Hastings Entertainment Stores, which is a chain that has largely been popular because of its comic book merchandise, will be liquidating and closing all of its stores around the country by October 31, 2016. About a month ago, it was announced that the Texas-based Hastings had filed Chapter 11 Bankruptcy, and the company said that unless the business was sold or a major investor came in, it would have to downsize its corporate office and/or close down the entire Hastings chain. Apparently, the entire Hastings chain will be closed down, according to an article by the Amarillo Globe.


The company issued an open letter on their website in June that announced they were filing Chapter 11 bankruptcy along with their “corporate parent” (Draw Another Circle) and “sister brands” (Movie Stop and SPImages), but those stores would remain open. They also announced that they would no longer accept or honor future movie deposits, and existing deposits would only apply toward in-store purchases. The announcement also said that game rentals would no longer be available. Gift cards were also no longer available, and any gift cards would expire on July 13. The Hastings buyback program, which allowed customers to return books and movies for cash, was also suspended. The Passport program, according to the website, remains unaffected, and the company said all Passport benefits would remain intact, and they would continue to launch promotions on an ongoing basis.

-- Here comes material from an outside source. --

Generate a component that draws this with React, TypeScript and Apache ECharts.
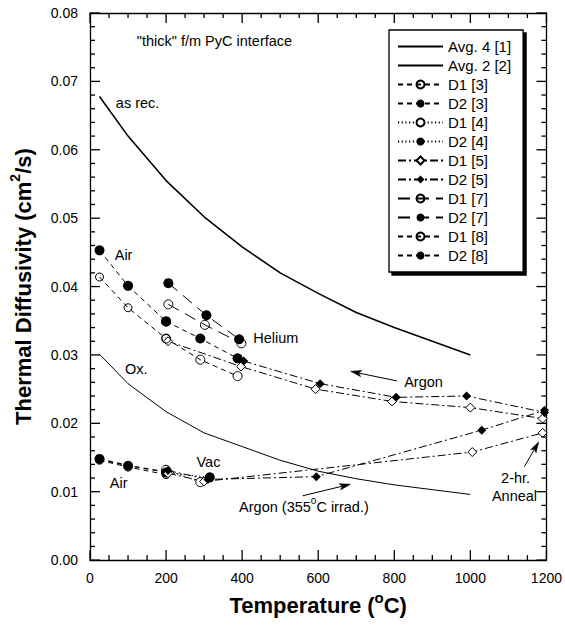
import React, { useEffect, useRef } from 'react';
import * as echarts from 'echarts';

const FONT = 'Liberation Sans, Arial, Helvetica, sans-serif';

// Axis ticks
const xMajorTicks = [0, 200, 400, 600, 800, 1000, 1200];
const xMinorStep = 50;
const yMajorTicks = [0, 0.01, 0.02, 0.03, 0.04, 0.05, 0.06, 0.07, 0.08];
const yMinorStep = 0.002;

// Averaged curves
const avgTemps = [25, 100, 200, 300, 400, 500, 600, 700, 800, 900, 1000];
const avg4 = [0.0678, 0.0620, 0.0555, 0.0502, 0.0458, 0.0420, 0.0390, 0.0362, 0.0340, 0.0320, 0.0300];
const avg2 = [0.0301, 0.0258, 0.0217, 0.0186, 0.0166, 0.0146, 0.0130, 0.0119, 0.0110, 0.0103, 0.0096];

// Ref [3]
const d1_3_upper = [[25, 0.0414], [100, 0.0369], [200, 0.0324]];
const d1_3_lower = [[25, 0.0146], [100, 0.0136], [200, 0.0125]];
const d2_3_upper = [[25, 0.0453], [100, 0.0401], [200, 0.0349]];
const d2_3_lower = [[25, 0.0148], [100, 0.0138], [200, 0.0129]];
// Ref [4] (Vac)
const d1_4 = [[200, 0.0132], [290, 0.0114]];
const d2_4 = [[200, 0.0128], [315, 0.0121]];
// Ref [5] (Argon)
const d1_5_upper = [[205, 0.0320], [397, 0.0283], [593, 0.0250], [794, 0.0232], [1000, 0.0223], [1190, 0.0207]];
const d1_5_lower = [[205, 0.0127], [300, 0.0115], [1005, 0.0158], [1190, 0.0186]];
const d2_5_upper = [[404, 0.0291], [605, 0.0258], [805, 0.0238], [990, 0.0240], [1195, 0.0216]];
const d2_5_lower = [[205, 0.0131], [310, 0.0118], [595, 0.0122], [1030, 0.0190], [1195, 0.0219]];
// Ref [7] (Helium)
const d1_7 = [[206, 0.0374], [302, 0.0344], [398, 0.0317]];
const d2_7 = [[206, 0.0405], [306, 0.0358], [392, 0.0323]];
// Ref [8]
const d1_8 = [[200, 0.0324], [290, 0.0293], [388, 0.0269]];
const d2_8 = [[200, 0.0349], [290, 0.0324], [388, 0.0295]];

const legendNames = ['Avg. 4 [1]', 'Avg. 2 [2]', 'D1 [3]', 'D2 [3]', 'D1 [4]', 'D2 [4]', 'D1 [5]', 'D2 [5]', 'D1 [7]', 'D2 [7]', 'D1 [8]', 'D2 [8]'];

// Annotations (data coordinates)
const labels = [
  { text: '"thick" f/m PyC interface', at: [123, 0.0759], align: 'left' },
  { text: 'as rec.', at: [68, 0.0668], align: 'left' },
  { text: 'Air', at: [65, 0.0446], align: 'left' },
  { text: 'Helium', at: [429, 0.0325], align: 'left' },
  { text: 'Ox.', at: [92, 0.0280], align: 'left' },
  { text: 'Argon', at: [826, 0.0261], align: 'left' },
  { text: 'Vac', at: [280, 0.01435], align: 'left' },
  { text: 'Air', at: [52, 0.0113], align: 'left' },
  { text: 'Argon (355{s|o}C irrad.)', at: [392, 0.0078], align: 'left' },
  { text: '2-hr.', at: [1119, 0.0120], align: 'center' },
  { text: 'Anneal', at: [1116, 0.0093], align: 'center' },
];
const arrows = [
  { from: [807, 0.0262], to: [685, 0.0276] },
  { from: [559, 0.0094], to: [685, 0.0111] },
  { from: [1142, 0.01367], to: [1180, 0.0173] },
];

const openHollow = { color: 'rgba(0,0,0,0)', borderColor: '#000', borderWidth: 1 };
const openWhite = { color: '#fff', borderColor: '#000', borderWidth: 1 };
const filled = { color: '#000', borderColor: '#000', borderWidth: 0 };

function mk(name: string, data: any, dash: any, symbol: string, size: number, item: any, width = 1) {
  return {
    type: 'line',
    name,
    data,
    xAxisIndex: 0,
    yAxisIndex: 0,
    symbol,
    symbolSize: size,
    showSymbol: symbol !== 'none',
    itemStyle: item,
    lineStyle: { color: '#000', width, type: dash },
    silent: true,
    emphasis: { disabled: true },
    z: 3,
  };
}

export default function App() {
  const ref = useRef<HTMLDivElement>(null);
  useEffect(() => {
    const chart = echarts.init(ref.current!, null, { renderer: 'svg' });
    const dash3 = [5, 4];
    const dot4 = [1.2, 2.5];
    const dashdot5 = [8, 3, 2, 3];
    const long7 = [12, 7];
    const dash8 = [5, 4];

    const avg4Data = avgTemps.map((t, i) => [t, avg4[i]]);
    const avg2Data = avgTemps.map((t, i) => [t, avg2[i]]);

    const series = [
      mk('Avg. 4 [1]', avg4Data, 'solid', 'none', 0, filled, 1.6),
      mk('Avg. 2 [2]', avg2Data, 'solid', 'none', 0, filled, 1),
      mk('D1 [3]', d1_3_upper, dash3, 'circle', 8, openHollow),
      mk('D1 [3]', d1_3_lower, dash3, 'circle', 8, openHollow),
      mk('D2 [3]', d2_3_upper, dash3, 'circle', 10, filled),
      mk('D2 [3]', d2_3_lower, dash3, 'circle', 10, filled, 1.5),
      mk('D1 [4]', d1_4, dot4, 'circle', 9, openWhite),
      mk('D2 [4]', d2_4, dot4, 'circle', 10, filled),
      mk('D1 [5]', d1_5_upper, dashdot5, 'diamond', 9, openWhite),
      mk('D1 [5]', d1_5_lower, dashdot5, 'diamond', 9, openWhite),
      mk('D2 [5]', d2_5_upper, dashdot5, 'diamond', 9, filled),
      mk('D2 [5]', d2_5_lower, dashdot5, 'diamond', 9, filled),
      mk('D1 [7]', d1_7, long7, 'circle', 9, openHollow),
      mk('D2 [7]', d2_7, long7, 'circle', 10, filled),
      mk('D1 [8]', d1_8, dash8, 'circle', 9, openHollow),
      mk('D2 [8]', d2_8, dash8, 'circle', 10, filled),
    ];

    const base = {
      type: 'value',
      axisLine: { show: true, onZero: false, lineStyle: { color: '#000', width: 1.3 } },
      axisTick: { show: false },
      minorTick: { show: false },
      splitLine: { show: false },
      minorSplitLine: { show: false },
    };

    chart.setOption({
      animation: false,
      backgroundColor: '#fff',
      grid: { left: 88, right: 18, top: 13, bottom: 59, containLabel: false },
      xAxis: [
        {
          ...base,
          position: 'bottom',
          min: 0, max: 1200, interval: 200,
          axisLabel: { color: '#000', fontSize: 14, fontFamily: FONT, margin: 11, formatter: (v: number) => String(v) },
          name: 'Temperature ({sup|o}C)',
          nameLocation: 'middle',
          nameGap: 18,
          nameTextStyle: {
            color: '#000', fontSize: 22, fontWeight: 'bold', fontFamily: FONT, lineHeight: 30,
            rich: { sup: { fontSize: 15, fontWeight: 'bold', fontFamily: FONT, color: '#000', verticalAlign: 'top' } },
          },
        },
        {
          ...base,
          position: 'top',
          min: 0, max: 1200, interval: 200,
          axisLabel: { show: false },
        },
      ],
      yAxis: [
        {
          ...base,
          position: 'left',
          min: 0, max: 0.08, interval: 0.01,
          axisLabel: { color: '#000', fontSize: 14, fontFamily: FONT, margin: 12, formatter: (v: number) => v.toFixed(2) },
          name: 'Thermal Diffusivity (cm{sup|2}/s)',
          nameLocation: 'middle',
          nameGap: 52,
          nameTextStyle: {
            color: '#000', fontSize: 22, fontWeight: 'bold', fontFamily: FONT, lineHeight: 30,
            rich: { sup: { fontSize: 14, fontWeight: 'bold', fontFamily: FONT, color: '#000', verticalAlign: 'top' } },
          },
        },
        {
          ...base,
          position: 'right',
          min: 0, max: 0.08, interval: 0.01,
          axisLabel: { show: false },
        },
      ],
      legend: {
        show: true,
        data: legendNames.map((n, i) => (i < 2 ? { name: n, itemStyle: { color: 'rgba(0,0,0,0)', borderWidth: 0, opacity: 0 } } : n)),
        orient: 'vertical',
        left: 389,
        top: 30,
        selectedMode: false,
        itemWidth: 45,
        itemHeight: 10,
        itemGap: 4,
        padding: [9, 12, 9, 8],
        backgroundColor: '#fff',
        borderColor: '#000',
        borderWidth: 1.3,
        borderRadius: 0,
        shadowColor: '#000',
        shadowBlur: 0,
        shadowOffsetX: 3,
        shadowOffsetY: 3,
        textStyle: { color: '#000', fontSize: 15, fontFamily: FONT },
        z: 10,
      },
      series,
    });

    const px = (p: number[]) => chart.convertToPixel({ xAxisIndex: 0, yAxisIndex: 0 }, p) as number[];
    const graphics: any[] = [];

    // Inside ticks on all four sides, positioned from axis values
    const [xL, yB] = px([0, 0]);
    const [xR, yT] = px([1200, 0.08]);
    const MAJ = 10, MIN = 5, TW = 1.3;
    const addTick = (x1: number, y1: number, x2: number, y2: number) => {
      const vertical = Math.abs(x2 - x1) < 0.01;
      graphics.push({
        type: 'rect', silent: true, z: 50,
        shape: vertical
          ? { x: x1 - TW / 2, y: Math.min(y1, y2), width: TW, height: Math.abs(y2 - y1) }
          : { x: Math.min(x1, x2), y: y1 - TW / 2, width: Math.abs(x2 - x1), height: TW },
        style: { fill: '#000' },
      });
    };
    const xMin = xMajorTicks[0], xMax = xMajorTicks[xMajorTicks.length - 1];
    for (let v = xMin; v <= xMax + 1e-9; v += xMinorStep) {
      const isMajor = xMajorTicks.some((m) => Math.abs(m - v) < 1e-6);
      const L = isMajor ? MAJ : MIN;
      const x = px([v, 0])[0];
      addTick(x, yB, x, yB - L);
      addTick(x, yT, x, yT + L);
    }
    const yMin = yMajorTicks[0], yMax = yMajorTicks[yMajorTicks.length - 1];
    const nMinor = Math.round((yMax - yMin) / yMinorStep);
    for (let i = 0; i <= nMinor; i++) {
      const v = yMin + i * yMinorStep;
      const isMajor = yMajorTicks.some((m) => Math.abs(m - v) < 1e-9);
      const L = isMajor ? MAJ : MIN;
      const y = px([0, v])[1];
      addTick(xL, y, xL + L, y);
      addTick(xR, y, xR - L, y);
    }

    labels.forEach((l) => {
      const [x, y] = px(l.at);
      graphics.push({
        type: 'text',
        x, y,
        silent: true,
        z: 20,
        style: {
          text: l.text,
          fill: '#000',
          fontSize: 14.5,
          fontFamily: FONT,
          lineHeight: 22,
          align: l.align,
          verticalAlign: 'middle',
          textAlign: l.align,
          textVerticalAlign: 'middle',
          rich: { s: { fontSize: 10, fontFamily: FONT, fill: '#000', verticalAlign: 'top' } },
        },
      });
    });
    arrows.forEach((a) => {
      const [x1, y1] = px(a.from);
      const [x2, y2] = px(a.to);
      const dx = x2 - x1, dy = y2 - y1;
      const len = Math.sqrt(dx * dx + dy * dy);
      const ux = dx / len, uy = dy / len;
      const hl = 11, hw = 3.2;
      const bx = x2 - ux * hl, by = y2 - uy * hl;
      graphics.push({
        type: 'line', silent: true, z: 20,
        shape: { x1, y1, x2: bx + ux * 2, y2: by + uy * 2 },
        style: { stroke: '#000', lineWidth: 1 },
      });
      graphics.push({
        type: 'polygon', silent: true, z: 20,
        shape: { points: [[x2, y2], [bx - uy * hw, by + ux * hw], [bx + ux * 2.5, by + uy * 2.5], [bx + uy * hw, by - ux * hw]] },
        style: { fill: '#000', stroke: '#000', lineWidth: 0.5 },
      });
    });
    chart.setOption({ graphic: graphics });

    return () => chart.dispose();
  }, []);
  return <div ref={ref} style={{ position: 'fixed', left: 0, top: 0, width: 565, height: 625 }} />;
}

Bidding for the company ended Wednesday afternoon, July 20, in a Delaware bankruptcy court, and an “everything must go” sale agreement was made, meaning that the stores must have everything sold by October 31 of this year. Proceeds from the sales will go to Bank of America and Pathlight Capital, who both provided capital to Hastings during the bankruptcy proceedings. The article said that Hilco Merchant Resources LLC and Gordon Brothers Retail Partners LLC, which are both financial consultant and management companies, bought the company in a contractual joint venture. But instead of saving Hastings, the company will have to pay off their debts that total $139 million, according to the Wall Street Journal. The sale is expected to net only $106 million to $114 million, according to the courts. Creditors will receive 75 percent of the sales. If the sale exceeds the expected amount, the joint venture will receive an up-front fee of 6.5 percent on the excess, and any remaining amount will be divided equally between the venture and Hasting’s parent company, Draw Another Circle.

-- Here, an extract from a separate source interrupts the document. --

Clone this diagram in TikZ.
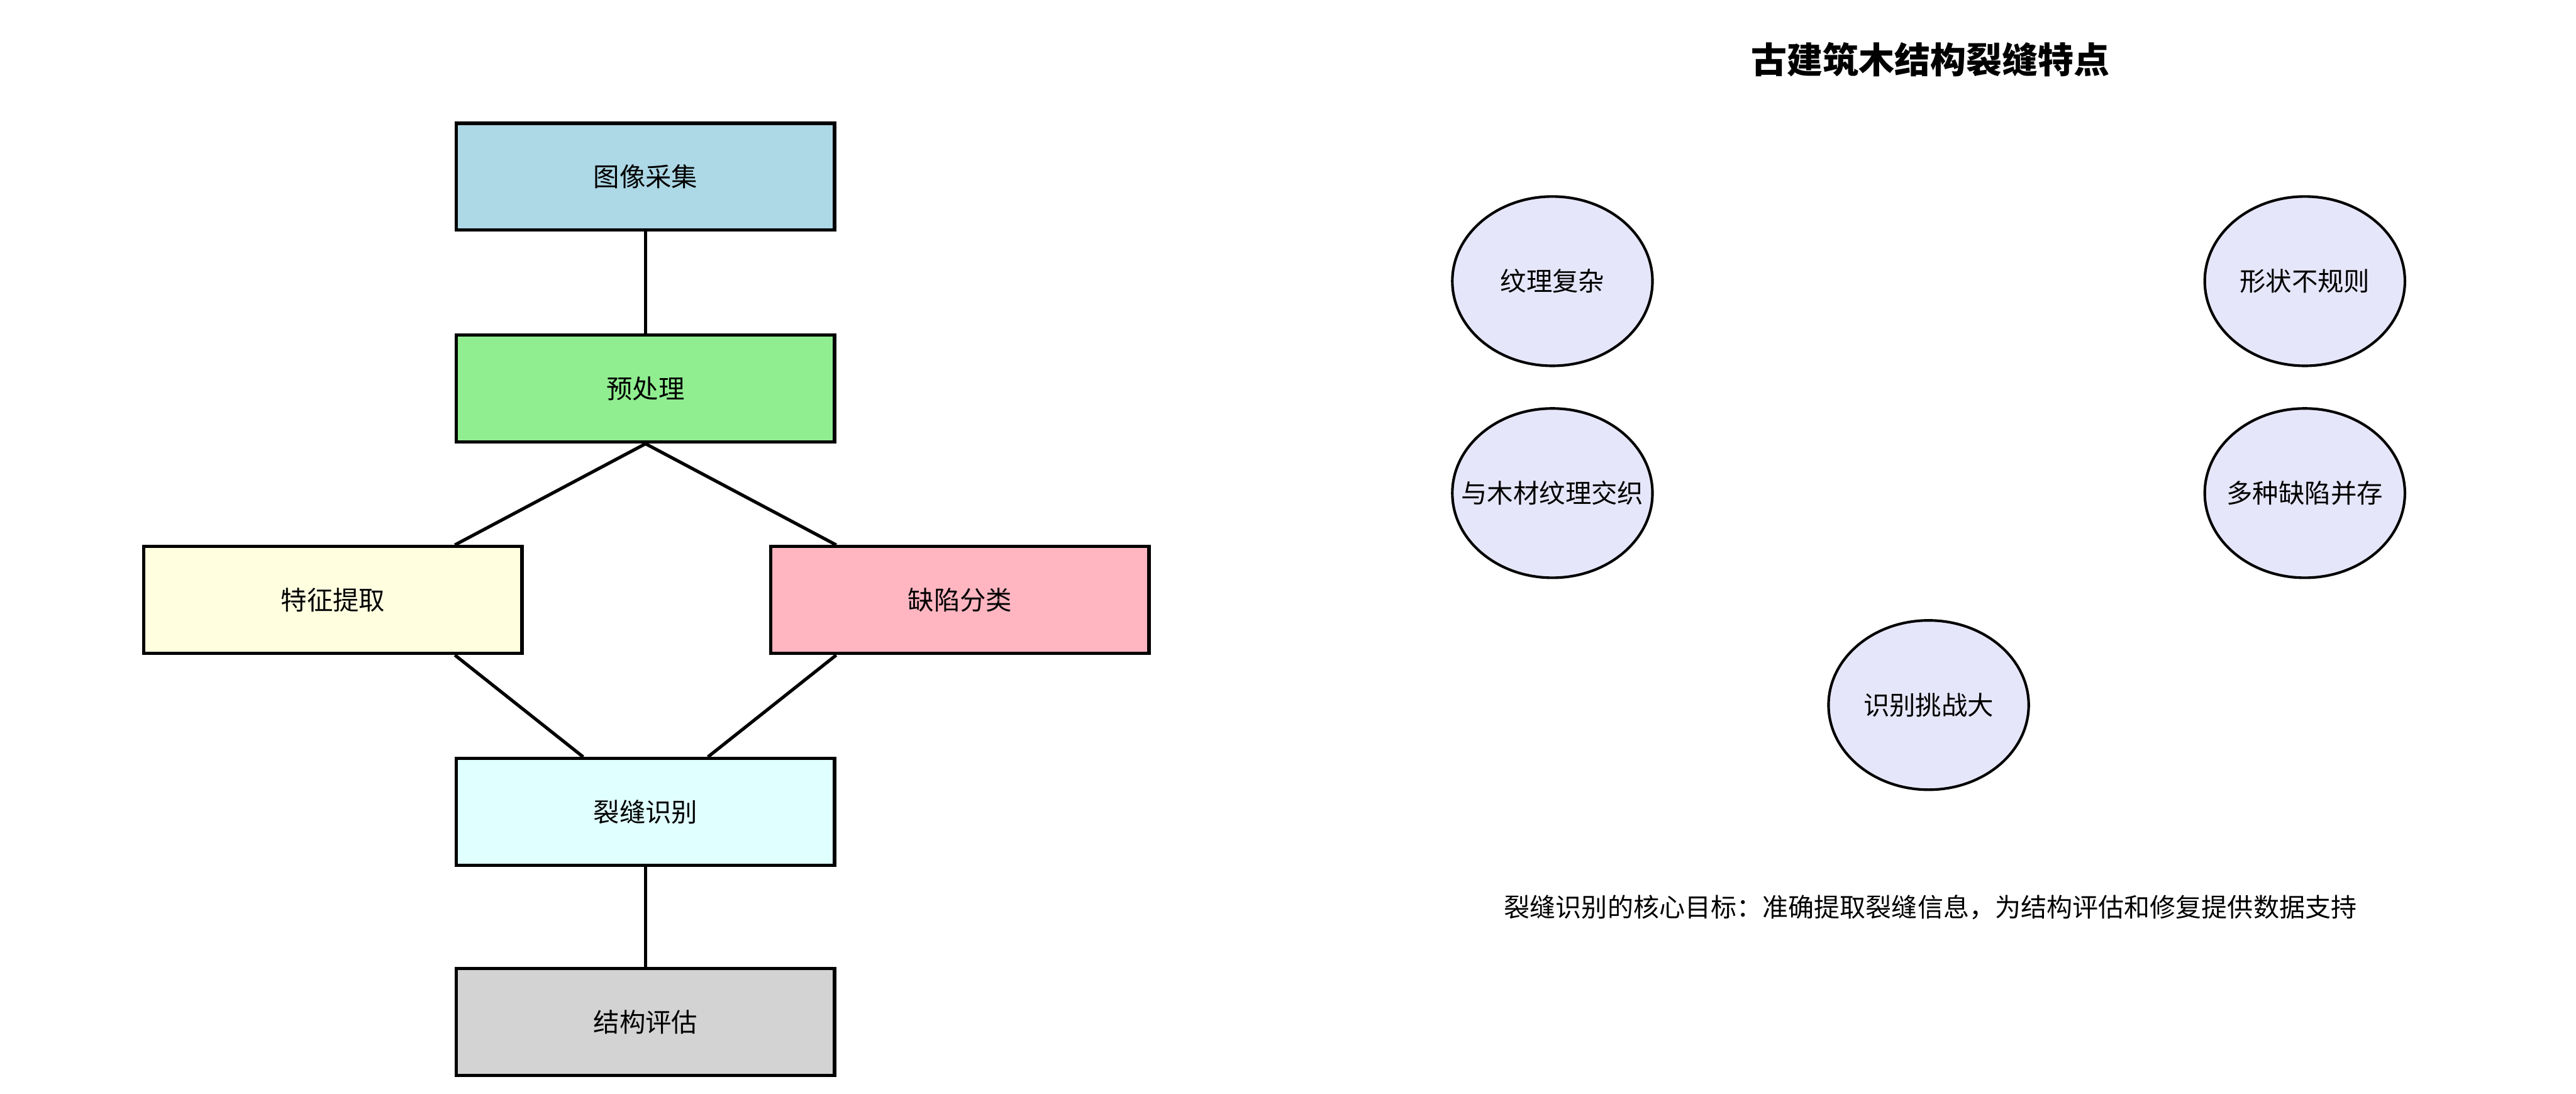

The Hastings Entertainment company, which was founded by Sam Marmaduke in 1968 in Amarillo, Texas, has a total of 126 stores around the country, including 36 in Texas alone. The agreement means that about 3,850 people, including 1,200 in Texas, will lose their jobs by October 31, 2016. The court documents in the bankruptcy require the company to give a seven-day notice to employees before they are terminated during the liquidation process, so some could lose their jobs before October.

An employee in Amarillo, who was not identified, said that there was “a feeling of limbo for employees at the store,” and that rumors of bidders coming to the rescue and imminent liquidation had been circulating. The employee said, “As far as I’m concerned, it’s business as usual tomorrow.”

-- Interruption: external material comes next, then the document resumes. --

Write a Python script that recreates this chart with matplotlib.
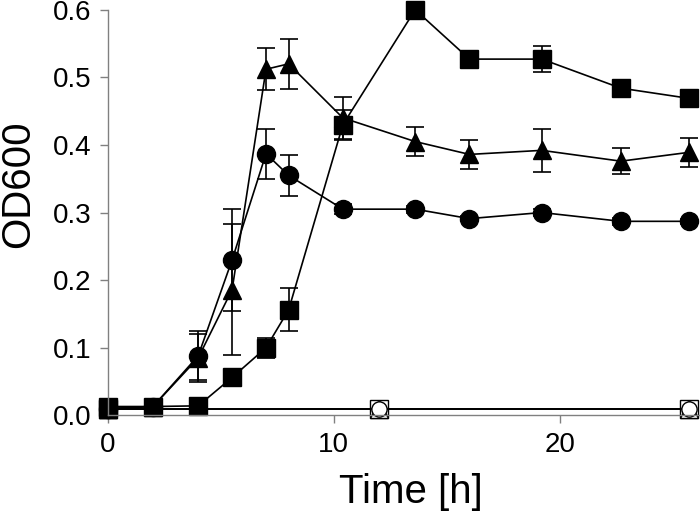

Customers in Amarillo reacted with mixed emotions when asked about the company’s closing.

Alex Hernandez, 21, said that the news was unfortunate. “From what I’ve read, Hastings had a really big start here in Amarillo, and I think when it comes down to it, it’s hard to see companies go but that’s kind of how life is sometimes.”

Hernandez said that he bought comic books and vinyl records at Hastings, and it would be hard to find them in stores after Hastings closes.

“It’s a very niche store. Now that it’s not around, it’s going to be hard to find other options.”


Another Amarillo Hastings customer, Taylor Martin, 23, was disappointed, but not surprised by the outcome of the bankruptcy proceedings.

“We don’t buy a lot here but it’s nice to browse; you can do it on the internet but it’s not the same. A lot of people know there’s better deals on the internet so they buy on Amazon instead of in the store. And I do that too. I see a book that’s $14 and I know I can get it used on Amazon for like a penny.”